Rohin Shah comments on Some criteria for sandwiching projects

Rohin Shah 23 Aug 2021 13:39 UTC
LW: 4 AF: 3
AF
Planned summary for the Alignment Newsletter:
This post outlines the pieces needed in order to execute a “sandwiching” project on <@aligning narrowly superhuman models@>(@The case for aligning narrowly superhuman models@), with the example of answering questions about a text when humans have limited access to that text. (Imagine answering questions about a paper, where the model can read the full paper but human labelers can only read the abstract.) The required pieces are:
1. **Aligned metric:** There needs to be some way of telling whether the project succeeded, i.e. the technique made the narrowly superhuman model more aligned. In the Q&A case, we get the aligned metric by seeing how humans answer when they can read the entire text.
2. **A narrowly superhuman model:** The model must have the capability to outperform the labelers on the task. In the Q&A case, we get this by artificially restricting the input that the labelers get (relative to what the model gets). In other cases we could use labelers who lack the relevant domain expertise that the model instead knows.
3. **Headroom on the aligned metric:** Baseline methods (such as training from labeler feedback) should not perform very well, so that there is room for a better technique to improve performance. It would be especially nice if making the model larger led to no improvement in the aligned metric; this would mean that we are working in a situation that is primarily an alignment failure.

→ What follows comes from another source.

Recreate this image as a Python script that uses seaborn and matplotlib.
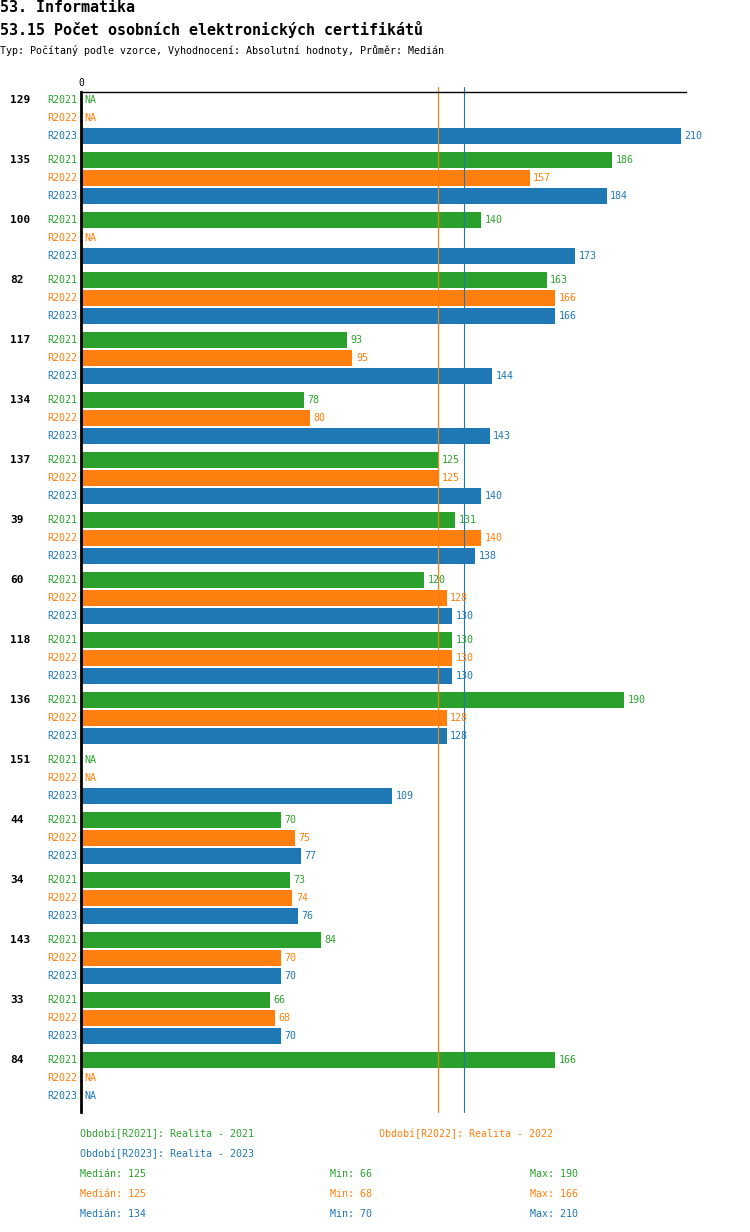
import numpy as np
import pandas as pd
import matplotlib
matplotlib.use("Agg")
import matplotlib.pyplot as plt
import matplotlib.transforms as mtransforms
import seaborn as sns

groups = ["129", "135", "100", "82", "117", "134", "137", "39", "60",
          "118", "136", "151", "44", "34", "143", "33", "84"]
series = ["R2021", "R2022", "R2023"]
r2021 = [np.nan, 186, 140, 163, 93, 78, 125, 131, 120, 130, 190, np.nan, 70, 73, 84, 66, 166]
r2022 = [np.nan, 157, np.nan, 166, 95, 80, 125, 140, 128, 130, 128, np.nan, 75, 74, 70, 68, np.nan]
r2023 = [210, 184, 173, 166, 144, 143, 140, 138, 130, 130, 128, 109, 77, 76, 70, 70, np.nan]
legend_names = ["Realita - 2021", "Realita - 2022", "Realita - 2023"]
colors = ["#2ca02c", "#ff7f0e", "#1f77b4"]

title1 = "53. Informatika"
title2 = "53.15 Počet osobních elektronických certifikátů"
subtitle = "Typ: Počítaný podle vzorce, Vyhodnocení: Absolutní hodnoty, Průměr: Medián"

W, H = 750, 1232
MONO = "DejaVu Sans Mono"

values = {"R2021": r2021, "R2022": r2022, "R2023": r2023}
df = pd.DataFrame({
    "group": np.repeat(groups, 3),
    "series": series * len(groups),
    "value": [values[s][g] for g in range(len(groups)) for s in series],
})
plot_df = df.dropna()

sns.set_style("white")
plt.rcParams["font.family"] = [MONO, "DejaVu Sans"]
plt.rcParams["text.color"] = "black"
plt.rcParams["xtick.color"] = "black"

fig = plt.figure(figsize=(W / 100, H / 100), dpi=100)
ax = fig.add_axes([81 / W, 1 - 1112 / H, (686 - 81) / W, (1112 - 92) / H])

sns.barplot(data=plot_df, y="group", x="value", hue="series",
            order=groups, hue_order=series, palette=colors,
            orient="h", width=0.9, gap=0.11, legend=False, ax=ax,
            saturation=1, edgecolor="none")

xmax = 210 * (686 - 81) / 600
ax.set_xlim(0, xmax)
ax.set_ylim(len(groups) - 1 + 34 / 60, -26 / 60)

for side in ["right", "bottom"]:
    ax.spines[side].set_visible(False)
ax.spines["top"].set_color("black")
ax.spines["top"].set_linewidth(1)
ax.spines["left"].set_color("black")
ax.spines["left"].set_linewidth(2)
ax.set_xlabel("")
ax.set_ylabel("")
ax.set_yticks([])
ax.xaxis.tick_top()
ax.set_xticks([0])
ax.set_xticklabels(["0"], fontsize=7, family=MONO, color="black")
ax.tick_params(axis="x", length=0, pad=3)

# median lines
for s, c in zip(series, colors):
    med = np.nanmedian(values[s])
    ax.axvline(med, color=c, linewidth=0.8, ymin=0, ymax=1 + 5 / 1020, clip_on=False)

grp_tr = mtransforms.blended_transform_factory(fig.transFigure, ax.transData)
offsets = [-0.3, 0.0, 0.3]
for g, name in enumerate(groups):
    fig.text(10 / W, g + offsets[0], name, transform=grp_tr, ha="left", va="center",
             fontsize=8, fontweight="bold", family=MONO, color="black")
    for s, c, off in zip(series, colors, offsets):
        y = g + off
        v = values[s][g]
        ax.annotate(s, (0, y), xytext=(-3, 0), textcoords="offset points",
                    ha="right", va="center", color=c, fontsize=7.2, family=MONO)
        label = "NA" if np.isnan(v) else f"{v:.0f}"
        xv = 0 if np.isnan(v) else v
        ax.annotate(label, (xv, y), xytext=(2.5, 0), textcoords="offset points",
                    ha="left", va="center", color=c, fontsize=7.2, family=MONO)

# titles
fig.text(0, 1 - 8 / H, title1, ha="left", va="center", fontsize=10.8,
         fontweight="bold", family=MONO, color="black")
fig.text(0, 1 - 30 / H, title2, ha="left", va="center", fontsize=10.8,
         fontweight="bold", family=MONO, color="black")
fig.text(0, 1 - 50 / H, subtitle, ha="left", va="center", fontsize=7.2,
         family=MONO, color="black")

# legend
leg_pos = [(80, 1134), (379, 1134), (80, 1154)]
for s, name, c, (x, y) in zip(series, legend_names, colors, leg_pos):
    fig.text(x / W, 1 - y / H, f"Období[{s}]: {name}", ha="left", va="center",
             color=c, fontsize=7.2, family=MONO)

for i, (s, c) in enumerate(zip(series, colors)):
    y = 1 - (1174 + 20 * i) / H
    arr = np.array(values[s], dtype=float)
    fig.text(80 / W, y, f"Medián: {np.nanmedian(arr):.0f}", color=c,
             ha="left", va="center", fontsize=7.2, family=MONO)
    fig.text(330 / W, y, f"Min: {np.nanmin(arr):.0f}", color=c,
             ha="left", va="center", fontsize=7.2, family=MONO)
    fig.text(530 / W, y, f"Max: {np.nanmax(arr):.0f}", color=c,
             ha="left", va="center", fontsize=7.2, family=MONO)

fig.savefig("out.png", dpi=100)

4. **A natural plan of attack:** We have some approach for doing better than the baseline. For the Q&A example, we could train one model that selects the most relevant piece of text (by training on labelers’ ratings of relevance) and another model that answers the question given that relevant piece.
Planned opinion:
This seems like a good way to generate good concrete empirical projects to work on. It does differ from the original post in placing less of an emphasis on “fuzzy” tasks, where aligned metrics are hard to come by, though it isn’t incompatible with it (in a “fuzzy” task, you probably still want as aligned a metric as you can get in order to measure progress).